With a bit of luck and a bit of patience, it’s possible to snag one for $200 with film holders. I’ve even seen one come up locally once, though I didn’t grab it at the time. At that price, I think it’s pretty compelling even with these limitations, so long as none of them are personally dealbreakers.
If you’re paying much more than that, though, there are other options that are probably better. The later Nikon Coolscans have more reliable infrared cleaning and better batch capabilities. You’re also in the price range of a modern Plustek, which while dog slow, is going to give you great scans, a warranty, and plug-and-play compatibility with modern computers.
A bit of troubleshooting
If you have weird lines or dust spots in your scans, it’s worth opening the unit and blasting it with canned air before giving up on it entirely. This fixed an issue with a bright line I had and has worked for others as well. There’s probably a better cleaning procedure, but this can be a quick and dirty fix.
If the unit powers on but isn’t recognized by your computer, pop open the little rubber flap on the underside of the scanner. There are switches under there to change the scanner from SCSI to USB mode and set the SCSI ID.
More Canons
Canon made two other, earlier scanners: the FS2710 and the FS2720. These are both 2700dpi scanners with no infrared cleaning and no batch capability. The FS2710 is SCSI while the FS2720 is USB. I briefly had an FS2710, and it produced very good, sharp scans. For most purposes, 2700 dpi is plenty, and in terms of usable resolution it outperformed flatbed scans from a much newer V600 handily. The film holder is extremely flimsy, sometimes isn’t included, and is needed for negative film (though unlike the FS4000, not for slides).
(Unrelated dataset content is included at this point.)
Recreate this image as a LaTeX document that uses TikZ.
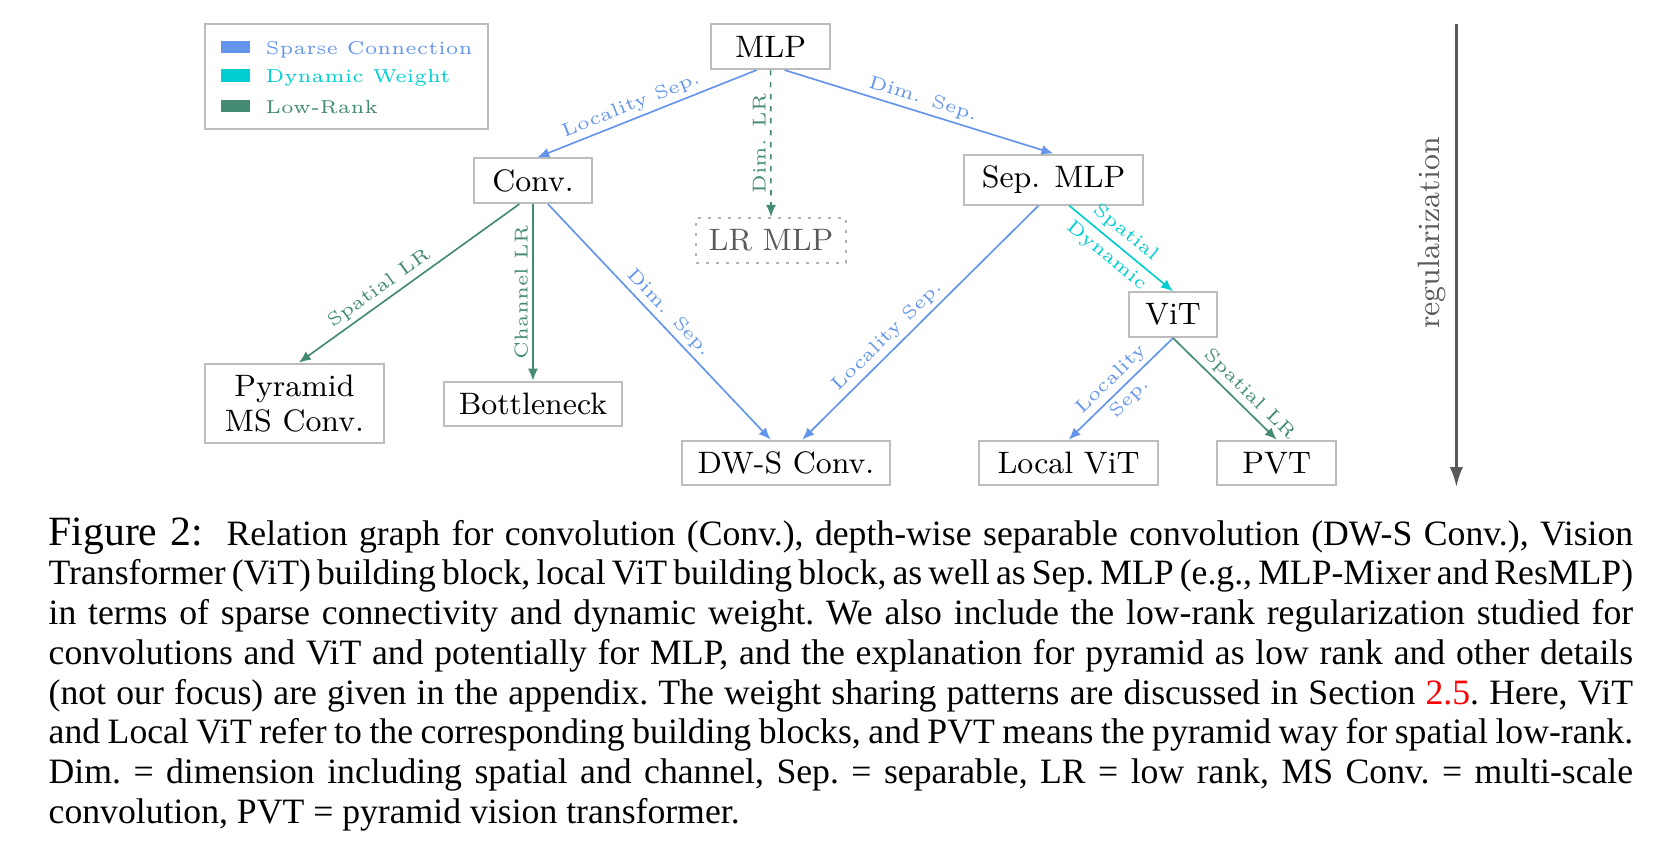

I’d still recommend the FS4000 over these older scanners because of the batch scanning, better film holder, and infrared cleaning, but if you’re on a tight budget, it’s worth looking for one of these. Sometimes they go for as little as $100. Overall, it’s kind of the same story: some disadvantages over the contemporary Nikon Coolscans (the II and III in this case), similar quality scans, but cheaper on the used market. The FS4000 hits a better balance, in my opinion, and I’m very happy with mine.